**TASK REQUIREMENTS**
Exactly the lines from the start of the data below through the line that contains "y_ticks = [0, 10, 20, 30, 40, 50, 60, 70]" are to be copied, with pictures left out.

**DATA SHOWN**
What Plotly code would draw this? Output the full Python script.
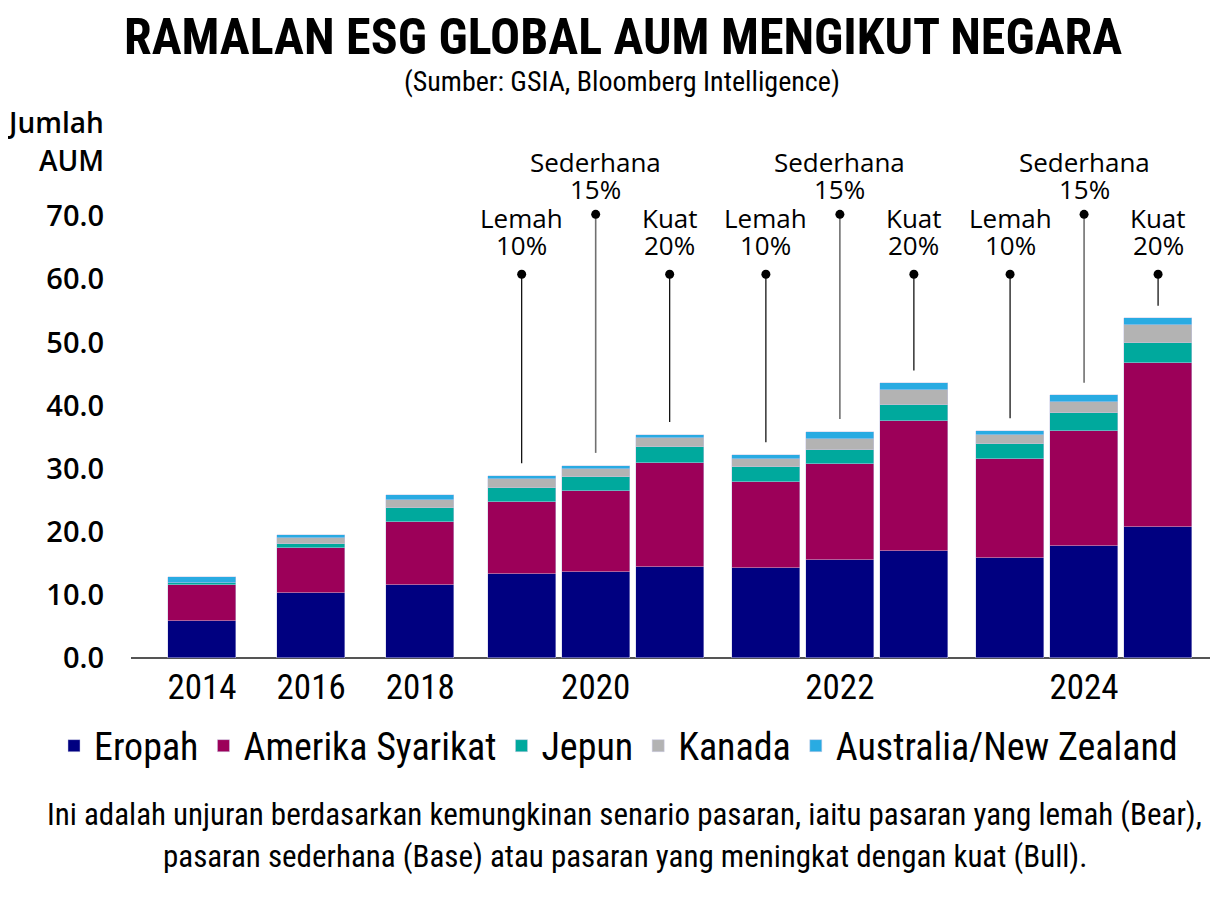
import plotly.graph_objects as go

# ---------------- data ----------------
years_single = ["2014", "2016", "2018"]
years_grouped = ["2020", "2022", "2024"]
scenario_names = ["Lemah", "Sederhana", "Kuat"]
scenario_rates = ["10%", "15%", "20%"]

series_names = ["Eropah", "Amerika Syarikat", "Jepun", "Kanada", "Australia/New Zealand"]
# order: 2014, 2016, 2018, 2020(L,S,K), 2022(L,S,K), 2024(L,S,K)
eropah = [5.9, 10.3, 11.5, 13.3, 13.6, 14.4, 14.2, 15.5, 17.0, 15.9, 17.7, 20.7]
amerika = [5.6, 7.1, 10.1, 11.4, 12.8, 16.5, 13.7, 15.2, 20.5, 15.7, 18.2, 26.0]
jepun = [0.4, 0.6, 2.1, 2.3, 2.3, 2.6, 2.3, 2.3, 2.6, 2.3, 2.85, 3.2]
kanada = [0.0, 0.95, 1.3, 1.3, 1.3, 1.35, 1.3, 1.75, 2.3, 1.4, 1.75, 2.85]
australia = [0.95, 0.6, 0.8, 0.55, 0.5, 0.55, 0.7, 1.1, 1.15, 0.7, 1.1, 1.05]

y_ticks = [0, 10, 20, 30, 40, 50, 60, 70]

# ---------------- styles ----------------
colors = ["#000080", "#9C0059", "#00A99D", "#B3B3B3", "#29ABE2"]
COND = "Roboto Condensed, DejaVu Sans Condensed, Liberation Sans, sans-serif"
REG = "Open Sans, Noto Sans, sans-serif"

OFF = 8                      # page body margin of the html page
W, H = 1218 - OFF, 900 - OFF
UNIT = 442 / 70              # pixels per data unit
Y_MAX = 90
PH = Y_MAX * UNIT
L = 131 - OFF
R = 1
B = H - (658 - OFF)
T = H - B - PH
PW = W - L - R


def px(x_ref):
    return (x_ref - OFF - L) / PW


def py(y_ref):
    return (658 - y_ref) / PH


# ---------------- bar positions (layout) ----------------
single_step = 1.475
gap_after_singles = 1.37
gap_between_groups = 1.30
bar_width = 0.92

positions = []
x = 0.0
for _ in years_single:
    positions.append(x)
    x += single_step
x = positions[-1] + gap_after_singles
group_centers = []
for _ in years_grouped:
    grp = []
    for _ in scenario_names:
        grp.append(x)
        x += 1.0
    positions.extend(grp)
    group_centers.append(sum(grp) / len(grp))
    x = grp[-1] + gap_between_groups

tickvals = positions[:len(years_single)] + group_centers
ticktext = years_single + years_grouped

fig = go.Figure()
for name, vals, c in zip(series_names, [eropah, amerika, jepun, kanada, australia], colors):
    fig.add_trace(go.Bar(
        x=positions, y=vals, name=name, width=bar_width,
        marker=dict(color=c, line=dict(color="rgba(200,200,230,0.6)", width=0.8)),
        hoverinfo="y+name",
    ))

totals = [sum(v) for v in zip(eropah, amerika, jepun, kanada, australia)]

# leader lines, dots and scenario labels
dot_level_low = 60.8    # Lemah / Kuat
dot_level_high = 70.3   # Sederhana
line_gap = 2.0
n_single = len(years_single)
for g in range(len(years_grouped)):
    for s in range(len(scenario_names)):
        idx = n_single + g * len(scenario_names) + s
        xpos = positions[idx]
        high = (s == 1)
        top = dot_level_high if high else dot_level_low
        col = "#707070" if high else "#000000"
        lw = 1.6 if high else 1.2
        fig.add_trace(go.Scatter(
            x=[xpos, xpos], y=[totals[idx] + line_gap, top], mode="lines",
            line=dict(color=col, width=lw), showlegend=False, hoverinfo="skip",
        ))
        fig.add_trace(go.Scatter(
            x=[xpos], y=[top], mode="markers",
            marker=dict(color="#000000", size=9), showlegend=False, hoverinfo="skip",
        ))
        fig.add_annotation(
            x=xpos, y=top, xref="x", yref="y", text=scenario_names[s], showarrow=False,
            yanchor="middle", yshift=52 if high else 56,
            font=dict(family=REG, size=26, color="#000"),
        )
        fig.add_annotation(
            x=xpos, y=top, xref="x", yref="y", text=scenario_rates[s], showarrow=False,
            yanchor="middle", yshift=25 if high else 29,
            font=dict(family=REG, size=26, color="#000"),
        )

annotations_extra = [
    dict(text="<b>RAMALAN ESG GLOBAL AUM MENGIKUT NEGARA</b>", x=px(623), y=py(37),
         font=dict(family=COND, size=50, color="#000")),
    dict(text="(Sumber: GSIA, Bloomberg Intelligence)", x=px(622), y=py(81),
         font=dict(family=COND, size=28, color="#000")),
    dict(text="Ini adalah unjuran berdasarkan kemungkinan senario pasaran, iaitu pasaran yang lemah (Bear),",
         x=px(624), y=py(815), font=dict(family=COND, size=31, color="#000")),
    dict(text="pasaran sederhana (Base) atau pasaran yang meningkat dengan kuat (Bull).",
         x=px(625), y=py(857), font=dict(family=COND, size=31, color="#000")),
]
for a in annotations_extra:
    fig.add_annotation(xref="paper", yref="paper", showarrow=False,
                       xanchor="center", yanchor="middle", **a)

fig.add_annotation(xref="paper", yref="paper", x=px(106), y=py(122), showarrow=False,
                   xanchor="right", yanchor="middle", text="Jumlah",
                   font=dict(family=REG, size=28, color="#000", weight=600))
fig.add_annotation(xref="paper", yref="paper", x=px(106), y=py(160), showarrow=False,
                   xanchor="right", yanchor="middle", text="AUM",
                   font=dict(family=REG, size=28, color="#000", weight=600))

fig.update_layout(
    width=W, height=H, barmode="stack",
    margin=dict(l=L, r=R, t=T, b=B, autoexpand=False),
    plot_bgcolor="white", paper_bgcolor="white",
    showlegend=True,
    legend=dict(orientation="h", x=px(54), xanchor="left", y=py(746), yanchor="middle",
                font=dict(family=COND, size=38, color="#000"), traceorder="normal",
                itemwidth=30),
    bargap=0,
)
fig.update_xaxes(
    range=[(131 - 202) / 74, (1217 - 202) / 74],
    tickmode="array", tickvals=tickvals, ticktext=ticktext,
    showgrid=False, zeroline=False, showline=False, ticks="",
    ticklabelstandoff=5,
    tickfont=dict(family=COND, size=35, color="#000"),
)
fig.update_yaxes(
    range=[0, Y_MAX], tickmode="array", tickvals=y_ticks, tickformat=".1f",
    showgrid=False, zeroline=True, zerolinecolor="#555555", zerolinewidth=2,
    showline=False, ticks="", ticklabelstandoff=26,
    tickfont=dict(family=REG, size=29, color="#000", weight=600),
)
fig.write_html("out.html")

**TASK OUTPUT**
What Plotly code would draw this? Output the full Python script.
import plotly.graph_objects as go

# ---------------- data ----------------
years_single = ["2014", "2016", "2018"]
years_grouped = ["2020", "2022", "2024"]
scenario_names = ["Lemah", "Sederhana", "Kuat"]
scenario_rates = ["10%", "15%", "20%"]

series_names = ["Eropah", "Amerika Syarikat", "Jepun", "Kanada", "Australia/New Zealand"]
# order: 2014, 2016, 2018, 2020(L,S,K), 2022(L,S,K), 2024(L,S,K)
eropah = [5.9, 10.3, 11.5, 13.3, 13.6, 14.4, 14.2, 15.5, 17.0, 15.9, 17.7, 20.7]
amerika = [5.6, 7.1, 10.1, 11.4, 12.8, 16.5, 13.7, 15.2, 20.5, 15.7, 18.2, 26.0]
jepun = [0.4, 0.6, 2.1, 2.3, 2.3, 2.6, 2.3, 2.3, 2.6, 2.3, 2.85, 3.2]
kanada = [0.0, 0.95, 1.3, 1.3, 1.3, 1.35, 1.3, 1.75, 2.3, 1.4, 1.75, 2.85]
australia = [0.95, 0.6, 0.8, 0.55, 0.5, 0.55, 0.7, 1.1, 1.15, 0.7, 1.1, 1.05]

y_ticks = [0, 10, 20, 30, 40, 50, 60, 70]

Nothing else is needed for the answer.